Something like this.
http://www.ebay.co.uk/itm/Ballistic...7?pt=UK_In_Car_Technology&hash=item51c624de87

Also you can get sound deadening plaster board. When my kitchen as redone and ceiling was replaced, this type stuff (15mm)  was fitted and you can no longer hear people talking the kitchen in the room above.
http://www.wickes.co.uk/Knauf-Sound-Panel-Tapered-Edge-2400x1200x12-5mm/p/224657

For the ultimate you can get acoustic plasterboard with a layer of lead and rubber.

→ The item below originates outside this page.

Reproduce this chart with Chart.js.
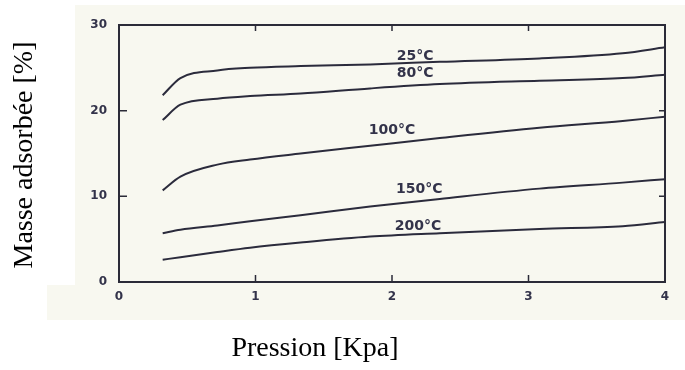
<!DOCTYPE html>
<meta charset="UTF-8">
<title>Masse adsorbée</title>
<script src="https://cdn.jsdelivr.net/npm/chart.js"></script>
<style>
  body { margin: 0; background: #fff; }
</style>
<script>
// pression (kPa), shared by all curves
var pression = [0.32, 0.45, 0.72, 0.96, 1.33, 1.84, 2.35, 3.08, 3.69, 4.0];

var t25  = [21.8, 23.8, 24.7, 25.0, 25.2, 25.4, 25.7, 26.1, 26.7, 27.4];
var t80  = [18.9, 20.7, 21.4, 21.7, 22.0, 22.6, 23.1, 23.5, 23.8, 24.2];
var t100 = [10.7, 12.3, 13.7, 14.3, 15.0, 15.9, 16.8, 18.0, 18.8, 19.3];
var t150 = [5.7, 6.1, 6.6, 7.1, 7.8, 8.8, 9.7, 10.9, 11.6, 12.0];
var t200 = [2.6, 2.9, 3.5, 4.0, 4.6, 5.3, 5.7, 6.2, 6.5, 7.0];

var curveLabels = ['25°C', '80°C', '100°C', '150°C', '200°C'];
var labelX = [2.17, 2.17, 2.0, 2.2, 2.19];
var labelY = [25.9, 23.9, 17.3, 10.4, 6.1];

var xTicks = [0, 1, 2, 3, 4];
var yTicks = [0, 10, 20, 30];

function pts(ys){
    var out = [];
    for(var i = 0; i < pression.length; i++){
        out.push({x: pression[i], y: ys[i]});
    }
    return out;
}

// scanned paper background, frame, inner ticks, curve labels, axis titles
var scanPlugin = {
    id: 'scan',
    beforeDraw: function(chart){
        var ctx = chart.ctx;
        ctx.save();
        ctx.fillStyle = '#f8f8f0';
        ctx.fillRect(75, 5, 610, 315);
        ctx.fillRect(47, 285, 28, 35);
        ctx.restore();
    },
    afterDatasetsDraw: function(chart){
        var ctx = chart.ctx, a = chart.chartArea;
        var xs = chart.scales.x, ys = chart.scales.y;
        ctx.save();
        ctx.strokeStyle = '#2b2b38';
        ctx.lineWidth = 2;
        ctx.strokeRect(a.left, a.top, a.right - a.left, a.bottom - a.top);
        ctx.lineWidth = 1.5;
        ctx.beginPath();
        for(var i = 1; i < xTicks.length - 1; i++){
            var px = xs.getPixelForValue(xTicks[i]);
            ctx.moveTo(px, a.bottom);
            ctx.lineTo(px, a.bottom - 7);
            ctx.moveTo(px, a.top);
            ctx.lineTo(px, a.top + 6);
        }
        for(var j = 1; j < yTicks.length - 1; j++){
            var py = ys.getPixelForValue(yTicks[j]);
            ctx.moveTo(a.left, py);
            ctx.lineTo(a.left + 8, py);
            ctx.moveTo(a.right, py);
            ctx.lineTo(a.right - 6, py);
        }
        ctx.stroke();

        ctx.fillStyle = '#33334a';
        ctx.font = 'bold 14px "DejaVu Sans"';
        ctx.textAlign = 'center';
        ctx.textBaseline = 'alphabetic';
        for(var k = 0; k < curveLabels.length; k++){
            ctx.fillText(curveLabels[k], xs.getPixelForValue(labelX[k]), ys.getPixelForValue(labelY[k]));
        }

        ctx.fillStyle = '#000';
        ctx.font = '28px "Liberation Serif"';
        ctx.textBaseline = 'middle';
        ctx.fillText('Pression [Kpa]', 315, 349);
        ctx.translate(25, 155);
        ctx.rotate(-Math.PI / 2);
        ctx.fillText('Masse adsorbée [%]', 0, 0);
        ctx.restore();
    }
};

function drawChart(){
    var ctx = document.getElementById('adsChart').getContext('2d');
    var lineStyle = {
        borderColor: '#2b2b3c',
        borderWidth: 2,
        pointRadius: 0,
        cubicInterpolationMode: 'monotone',
        fill: false
    };
    var sets = [t25, t80, t100, t150, t200].map(function(ys, i){
        return Object.assign({label: curveLabels[i], data: pts(ys)}, lineStyle);
    });

    new Chart(ctx, {
        type: 'line',
        data: { datasets: sets },
        options: {
            responsive: false,
            animation: false,
            layout: { padding: { top: 25, right: 20, left: 0, bottom: 0 } },
            plugins: { legend: { display: false }, tooltip: { enabled: false } },
            scales: {
                x: {
                    type: 'linear',
                    min: 0, max: 4,
                    afterFit: function(s){ s.height = 88; },
                    afterBuildTicks: function(s){ s.ticks = xTicks.map(function(v){ return {value: v}; }); },
                    grid: { display: false, drawTicks: false },
                    border: { display: false },
                    ticks: {
                        padding: 8,
                        color: '#33334a',
                        font: { family: 'DejaVu Sans', size: 12, weight: 'bold' }
                    }
                },
                y: {
                    min: 0, max: 30,
                    afterFit: function(s){ s.width = 119; },
                    afterBuildTicks: function(s){ s.ticks = yTicks.map(function(v){ return {value: v}; }); },
                    grid: { display: false, drawTicks: false },
                    border: { display: false },
                    ticks: {
                        padding: 12,
                        color: '#33334a',
                        font: { family: 'DejaVu Sans', size: 12, weight: 'bold' }
                    }
                }
            }
        },
        plugins: [scanPlugin]
    });
}
</script>
<html>
  <body>
    <canvas id="adsChart" width="685" height="370"></canvas>
    <script>drawChart();</script>
  </body>
</html>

You could build a box out of acoustic foam, I did this with a noisy fish tank air pump, results were impressive only could hear the air coming out of the air stone. I just cut the foam with sharp knife and evo-sticked bits together.


----------



## Bhu (27 Nov 2014)

Just stripped mine down and cleaned it. Working much better again now. The pre-filter was totally blocked on the pump that runs it. Nearly gassed my fish and critters today, first time in ages I've seen an amano shrimp and 6 of the otos as well lol... Got to be so careful with this co2 game! Dam just checked the manual and I've put the lamella rotor back on wrong  makes it slightly noisier too!


----------



## kirk (27 Nov 2014)

I've been wor


drodgers said:


> good idea!
> You could also rock wool the inside of your cabinet that would stop most of the noise .
> 
> http://www.rockwool.com/stone wool benefits/acoustics


I've been working with that stuff all this week, makes me itch like crazy, I used the recycled bottles one in our camper cheap as chips. I have the stuff I rescued from a skip that's far superior, that's the small cube under the tub,problem is with the boards that take up 3-4" on every side. Goid idea though the next cabinet will be fully lined with either sheet polly or that. Then as you say it should be blissfully silent.


----------